ET has an exclusive preview of the Netflix true-crime docuseries, 'Crime Scene: The Vanishing at Cecil Hotel.'
The 2013 disappearance of Elisa Lam and the long, dark history of the Cecil Hotel are the subjects of Netflix’s newest docuseries, Crime Scene, which “deconstructs the mythology and mystery surrounding infamous locations in contemporary crime.” The first season, dubbed The Vanishing at the Cecil Hotel, uses Lam’s untimely death as a way to explore the notorious Los Angeles establishment that’s become associated with infamous suicides and housing serial killers.
Ahead of its premiere on Wednesday, ET has an exclusive first look at an interview with Amy Price, the hotel’s former general manager from 2007 to 2017, who opens up about experiences for the first time.
“Unfortunately, a lot of them were thinking, there’s some crazy, creepy person behind the scenes that just doesn’t care and is running this hotel where all these bad things happen, and it’s not true,” Price says on camera, when asked about what people imagine the manager of the Cecil Hotel to be.

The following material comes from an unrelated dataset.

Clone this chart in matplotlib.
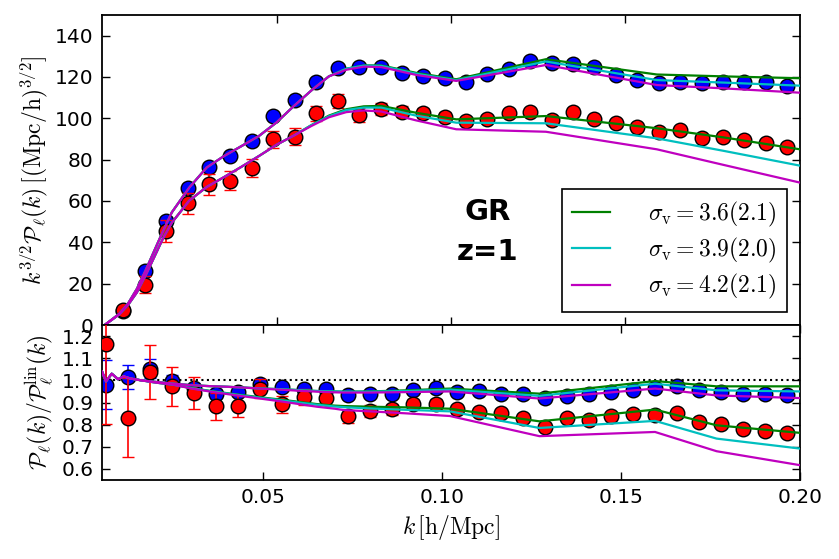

She then goes on to explain all the “unique challenges” of working at a place like Cecil Hotel, which has been the location of many murders, overdoses and suicides and even inspired American Horror Story: Hotel. “I never got used to that,” she says.
“While the Elisa Lam case is the driving force that takes viewers from episode to episode throughout this season, we wanted to expand our focus and tell the story of the Cecil Hotel to not only give historical context, but to help viewers understand how such a tragedy, and others like it, could have occurred,” director Joe Berlinger explains to ET, while adding that “the Cecil was a jewel in L.A. when it was built in 1924, a far cry from how it is perceived today, so we wanted to examine how it fell from grace over the years.”
Berlinger says that “Amy’s firsthand experience in the hotel is invaluable and we were thrilled she agreed to participate -- this is the first time she's spoken publicly about her experience. Despite everything she had to contend with while she worked there, she has a real affection and affinity with the hotel.”
When it comes to securing her on camera for the first time, Berlinger believes that “Amy trusted us to tell the full story of Elisa's death and the circumstances that surrounded it rather than inaccurately summing up her tragic death as a ghost story like so many have done before,” reveals the longtime true-crime documentarian behind Netflix’s Conversations With a Killer: The Ted Bundy Tapes and the acclaimed Paradise Lost series. “I believe that my reputation and previous projects gave her confidence that we would tell the story completely and fairly.”
Crime Scene: The Vanishing at the Cecil Hotel premieres Wednesday, Feb. 10 on Netflix.